Folks, mom is right.

No one wants to see your food.

NO ONE.

Not even Facebook.

It’s one thing to post a photo of a beautifully designed wedding cake, it’s quite another to post that pic of sweet-potato-lentil stew you made.  I know it’s delicious.  But it looks like vomit.

As a rule, food is not photogenic.

I know it looks pretty on Pinterest.  So did the white manicure with purple dots.  In real life?  It looks like I’ve been playing with white-out and a sharpie. 

I am happy to hear about your yummy food, I just don’t care to see it.  Especially things like biscuits & gravy, corned beef hash, bean & cheese chalupas, eggs sunny side up (gag), venison chili, tapioca pudding and peanut butter & jelly sandwiches. 

The exception, of course, is a dipped Italian Beef from Portillos. 

This?  Is friggin GORGEOUS

8 thoughts on “Mom’s Advice Applies to Social Media”

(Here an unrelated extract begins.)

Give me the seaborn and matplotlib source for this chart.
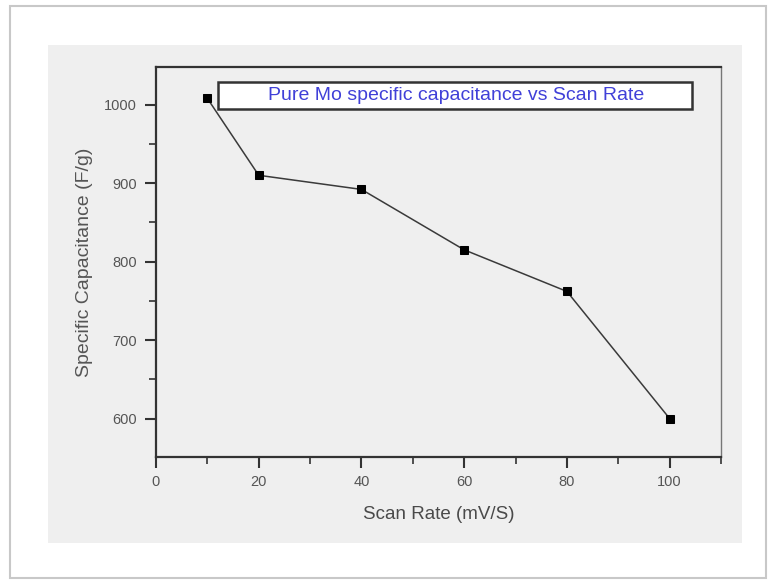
import matplotlib
matplotlib.use("Agg")
import matplotlib.pyplot as plt
from matplotlib.patches import Rectangle
from matplotlib.ticker import MultipleLocator
import seaborn as sns
import pandas as pd

scan_rate = [10, 20, 40, 60, 80, 100]
capacitance = [1008, 910, 892, 815, 762, 600]
x_ticks = [0, 20, 40, 60, 80, 100]
y_ticks = [600, 700, 800, 900, 1000]
title_text = "Pure Mo specific capacitance vs Scan Rate"
x_label = "Scan Rate (mV/S)"
y_label = "Specific Capacitance (F/g)"

df = pd.DataFrame({"rate": scan_rate, "cap": capacitance})

sns.set_style("ticks")
plt.rcParams['font.family'] = ['Liberation Sans', 'DejaVu Sans']

fig = plt.figure(figsize=(7.75, 5.83), dpi=100)
fig.patch.set_facecolor("white")
# outer border and inner panel
fig.patches.append(Rectangle((10/775, 1-578/583), 756/775, 572/583, transform=fig.transFigure,
                             facecolor="white", edgecolor="#c8c8c8", linewidth=1.5, zorder=-2))
fig.patches.append(Rectangle((48/775, 1-543/583), 694/775, 498/583, transform=fig.transFigure,
                             facecolor="#efefef", edgecolor="none", zorder=-1))

ax = fig.add_axes([156/775, 1-457/583, 565/775, 390/583])
ax.set_zorder(1)
ax.set_facecolor("#efefef")

sns.lineplot(data=df, x="rate", y="cap", ax=ax, color="#3a3a3a", linewidth=1.1,
             marker="s", markersize=6, markerfacecolor="black", markeredgecolor="black")

ax.set_xlim(0, 110)
ax.set_ylim(551, 1048)
ax.set_xticks(x_ticks)
ax.set_yticks(y_ticks)
ax.xaxis.set_minor_locator(MultipleLocator(10))
ax.yaxis.set_minor_locator(MultipleLocator(50))
ax.tick_params(axis="x", which="major", pad=5)
ax.tick_params(axis="y", which="major", pad=6)
ax.tick_params(which="major", direction="out", length=8, width=1.5, color="#333333",
               labelsize=10.5, labelcolor="#555555")
ax.tick_params(which="minor", direction="out", length=5, width=1.2, color="#333333")

for side in ["left", "bottom", "top"]:
    ax.spines[side].set_visible(True)
    ax.spines[side].set_color("#333333")
    ax.spines[side].set_linewidth(1.6)
ax.spines["right"].set_visible(True)
ax.spines["right"].set_color("#777777")
ax.spines["right"].set_linewidth(1.0)

ax.set_xlabel(x_label, fontsize=13.5, color="#4a4a4a", labelpad=12)
ax.set_ylabel(y_label, fontsize=14, color="#555555", labelpad=8)

ax.add_patch(Rectangle((0.1097, 0.892), 0.839, 0.0695, transform=ax.transAxes,
                       facecolor="white", edgecolor="#333333", linewidth=1.8, zorder=3))
ax.text(0.532, 0.927, title_text, transform=ax.transAxes, ha="center", va="center",
        fontsize=14, color="#4040d8", zorder=4)

fig.savefig("out.png", dpi=100, facecolor="white")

  1. Hahahahah!!!! So eloquently put, though I know I'm guilty of a few foodie posts over on Instagram (99% of the time they're of delightfully decorated baked goods and boozy concoctions). But you're right, there are some meals that should be better left enjoyed by the belly and not the eyes. THere's a guy on my feed to likes to post photos of RAW meat… UGH.

  2. Ugh indeed!

    My sister in law is an unapologetic food poster. To be fair, her food is usually well staged. She has a pass. (Plus, I can't afford her to leave the family)

    Another Facebook friend (who is very into fit food, which I admire) posted a pic of LEFTOVERS.

    Sigh. Love you, H. Your uneaten shepherd's pie? Not so much.